Traditionally, powered wheelchairs have two drive wheels at the rear and two castor wheels at the front. Each of these drive wheels may be driven by its own motor and, by driving the drive wheels at different speeds, the chair can be turned. These chairs drive like a car in that they pivot about the rear of the chair (in a similar manner to the way a car pivots about its rear wheels). Accordingly, such motorized wheelchairs are generally adapted for movement either along a straight line or along a steered curved arc, somewhat in the same manner as an automobile. They require a significant turning radius and, as with a car, many manoeuvres must be executed backwards. Further, these chairs tend to lose traction on downward slopes since the rear drive wheels tend to become unloaded.
If it is desired to realign the wheelchair for movement in a new direction, it is typically necessary to go through complex turning manoeuvres, somewhat similar to the three point turn utilized on occasion in operating an automobile. The manoeuvres require a significant amount of space and many tight spaces must be approached backwards in a manner similar to a car reversing into a parking spot. These complex manoeuvres are tiresome and often difficult for disabled persons to carry out. While there are some powered chairs where the powered drive wheels are at the front, these chairs also require a large turning radius.

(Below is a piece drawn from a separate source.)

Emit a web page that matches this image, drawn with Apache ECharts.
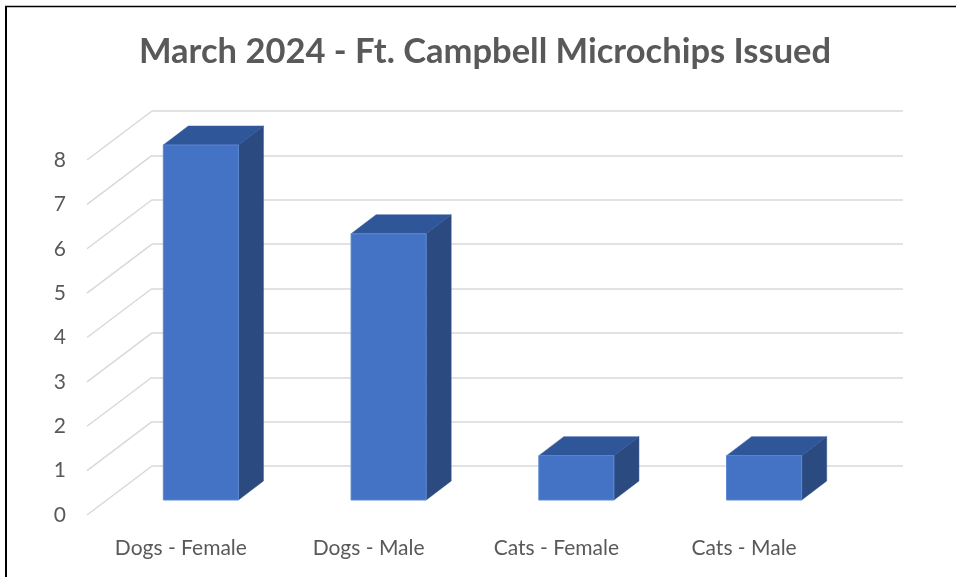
<!DOCTYPE html>
<html>
<head>
<meta charset="utf-8">
<script src="https://cdn.jsdelivr.net/npm/echarts@6/dist/echarts.min.js"></script>
<style>
  html, body { margin: 0; padding: 0; background: #ffffff; }
  #chart { width: 956px; height: 577px; }
</style>
</head>
<body>
<div id="chart"></div>
<script>
const titleText = 'March 2024 - Ft. Campbell Microchips Issued';
const categories = ['Dogs - Female', 'Dogs - Male', 'Cats - Female', 'Cats - Male'];
const microchips = [8, 6, 1, 1];
const yTicks = [0, 1, 2, 3, 4, 5, 6, 7, 8];

const FONT = 'Lato';
const TEXT_COLOR = '#595959';
const GRID_COLOR = '#D9D9D9';

// projection offsets (pixels) relative to the bars' front plane
const BACK = [45, -34];
const FRONT = [-20, 15];
const DEPTH = [25, -19];

const chart = echarts.init(document.getElementById('chart'), null, { renderer: 'canvas' });

function renderBar(params, api) {
  const idx = api.value(0);
  const v = api.value(1);
  const top = api.coord([idx, v]);
  const base = api.coord([idx, 0]);
  const band = api.size([1, 0])[0];
  const w = band * 0.4;
  const xl = top[0] - w / 2, xr = top[0] + w / 2;
  const yt = top[1], yb = base[1];
  const dx = DEPTH[0], dy = DEPTH[1];
  return {
    type: 'group',
    children: [
      { type: 'polygon', shape: { points: [[xr, yt], [xr + dx, yt + dy], [xr + dx, yb + dy], [xr, yb]] },
        style: { fill: '#2B4A80', stroke: '#2B4A80', lineWidth: 0.5 } },
      { type: 'polygon', shape: { points: [[xl, yt], [xr, yt], [xr + dx, yt + dy], [xl + dx, yt + dy]] },
        style: { fill: '#30569A', stroke: '#30569A', lineWidth: 0.5 } },
      { type: 'rect', shape: { x: xl, y: yt, width: w, height: yb - yt },
        style: { fill: '#4472C4', stroke: '#5B87D2', lineWidth: 1 } }
    ]
  };
}

function renderDiag(params, api) {
  const v = api.value(1);
  const y = api.coord([0, v])[1];
  const x0 = params.coordSys.x;
  return {
    type: 'line',
    shape: { x1: x0 + FRONT[0], y1: y + FRONT[1], x2: x0 + BACK[0], y2: y + BACK[1] },
    style: { stroke: GRID_COLOR, lineWidth: 1.5 }
  };
}

const L = 107, R = 858, T = 145, B = 500, W = 956, H = 577;

const option = {
  backgroundColor: '#ffffff',
  animation: false,
  title: {
    text: titleText,
    left: 485,
    textAlign: 'center',
    top: 34,
    padding: 0,
    textStyle: { fontFamily: FONT, fontWeight: 'bold', fontSize: 34.5, color: TEXT_COLOR }
  },
  graphic: [
    { type: 'line', shape: { x1: 5, y1: 6.5, x2: 956, y2: 6.5 }, style: { stroke: '#000', lineWidth: 1.5 } },
    { type: 'line', shape: { x1: 6, y1: 6, x2: 6, y2: 577 }, style: { stroke: '#000', lineWidth: 2 } }
  ],
  grid: [
    // bars' front plane
    { left: L, right: W - R, top: T, bottom: H - B },
    // front edge (labels)
    { left: L + FRONT[0], right: W - R - FRONT[0], top: T + FRONT[1], bottom: H - B - FRONT[1] },
    // back wall
    { left: L + BACK[0], right: W - R - BACK[0], top: T + BACK[1], bottom: H - B - BACK[1] }
  ],
  xAxis: [
    { gridIndex: 0, type: 'category', data: categories, show: false },
    { gridIndex: 1, type: 'category', data: categories,
      axisLine: { show: false }, axisTick: { show: false }, splitLine: { show: false },
      axisLabel: { margin: 23, fontFamily: FONT, fontSize: 21, color: TEXT_COLOR } },
    { gridIndex: 2, type: 'category', data: categories, show: false }
  ],
  yAxis: [
    { gridIndex: 0, type: 'value', min: 0, max: 8, interval: 1, show: false },
    { gridIndex: 1, type: 'value', min: 0, max: 8, interval: 1,
      axisLine: { show: false }, axisTick: { show: false }, splitLine: { show: false },
      axisLabel: { margin: 21, fontFamily: FONT, fontSize: 21, color: TEXT_COLOR } },
    { gridIndex: 2, type: 'value', min: 0, max: 8, interval: 1,
      axisLine: { show: false }, axisTick: { show: false }, axisLabel: { show: false },
      splitLine: { show: true, lineStyle: { color: GRID_COLOR, width: 1.5 } } }
  ],
  series: [
    { type: 'custom', xAxisIndex: 0, yAxisIndex: 0, z: 1, silent: true,
      renderItem: renderDiag, data: yTicks.map(v => [0, v]) },
    { type: 'custom', xAxisIndex: 0, yAxisIndex: 0, z: 5,
      renderItem: renderBar, data: microchips.map((v, i) => [i, v]) }
  ]
};

chart.setOption(option);
</script>
</body>
</html>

Several wheelchairs have been designed with the drive wheels positioned near the centre of the chair. Generally, these chairs, which are known as mid-wheel drive chairs, operate with the two drive wheels and either a front pair or a rear pair of wheels in contact with the ground. Thus for stability, the drive wheels must be positioned either in front of or behind the centre of gravity of the chair so that the chair is balanced on the drive wheels and either the front wheels or the rear wheels. The other pair of wheels act as anti-tippers to prevent the chair from tipping over on slopes, or during acceleration or deceleration. These anti-tipping wheels are generally held above the surface and are not in contact with the ground. These mid-wheel drive chairs are garnering a reputation as being unstable since, in operation, the chairs lurch considerably as the chair tips onto its anti-tipping wheels. Stability is improved by moving the drive wheels farther away from the centre of gravity of the chair. At the same time, however, the manoeuvrability of the chair decreases as the drive wheels are placed farther away from the centre of gravity of the chair, since the rotation no longer takes place at the centre of the chair (i.e. at the centre of gravity).

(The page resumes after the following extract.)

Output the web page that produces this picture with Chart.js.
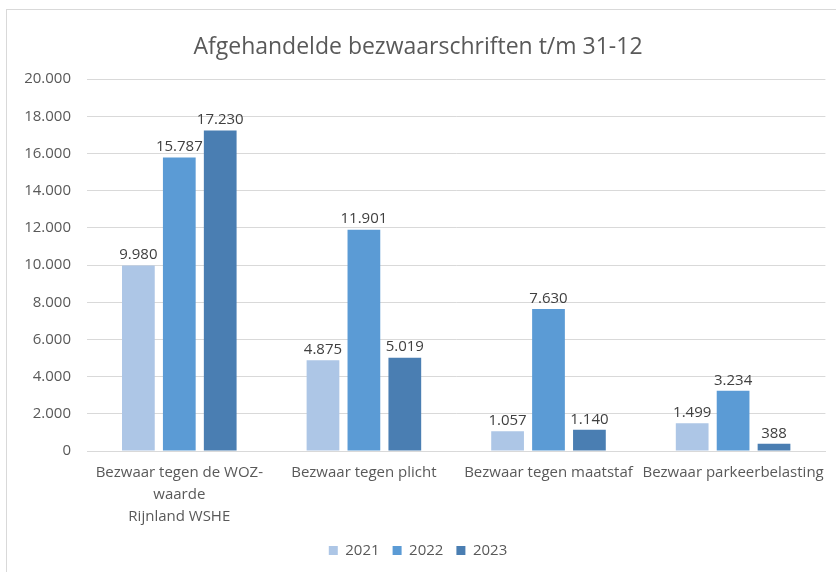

In U.S. Pat. No. 5,445,233 (Fernie et al.), the applicants disclosed a novel mid-wheel design for a motorized wheelchair, with the drive wheels directly underneath the chair's centre of gravity. This wheelchair utilized a pair of drive wheels which were centrally mounted beneath the seat of the chair and four free running stabilizing (caster) wheels which were positioned at each of the four corners of the base of the chair. In order to stabilize the chair so as to travel over uneven surfaces, the drive wheels were rotatably mounted on a shaft at a fixed position beneath the seat of the chair. The free running wheels were mounted on a collar so as to be vertically movably mounted on the shaft. The free running wheels were urged into contact with the ground via a spring mounted around the shaft. Accordingly, for example, if the wheelchair of Fernie et al were travelling in a forward direction and encountered uneven terrain, the front wheels could pivot upwardly or downwardly about the shaft while ensuring that the drive wheels remained in contact with the ground. The spring would continually urge the free running wheels into engagement with the ground to stabilize the wheelchair and thereby prevent the wheelchair from tipping over.
The motorized mid-wheel wheelchair design disclosed by the applicants in U.S. Pat. No. 5,445,233 could be operated from a standing start in any desired direction without the necessity of a series of forward and reverse movements. By driving the motors of the two drive wheels in opposite directions (at the same speed) the drive unit could be rotated to face a desired direction, for instance the direction indicated by a joystick, and then operated to move from a standing start in that direction. During the rotation of the drive unit the clutch could be disengaged so that the orientation of the chair does not change (alternatively the clutch could remain engaged so that the chair rotates with the drive unit). This patent did not disclose a clutch design.
While the ability to move the chair in any desired direction seems beneficial, in work conducted by the applicant, this has proven not to be the case. Human beings tend to think and operate along Cartesian coordinates. Accordingly, when they are seated in a chair, they have trouble controlling diagonal motion. Thus the ability to permit the chair to rotate to any desired angle provides little or no advantage to a person operating a chair, and adds considerably to the complexity of the clutch mechanism. These clutch complexities further require additional parts which are subject to wear and tear and potential failure. These additional parts also add substantially to the cost of the wheelchair, thereby restricting the ability of some disabled people to acquire the wheelchair.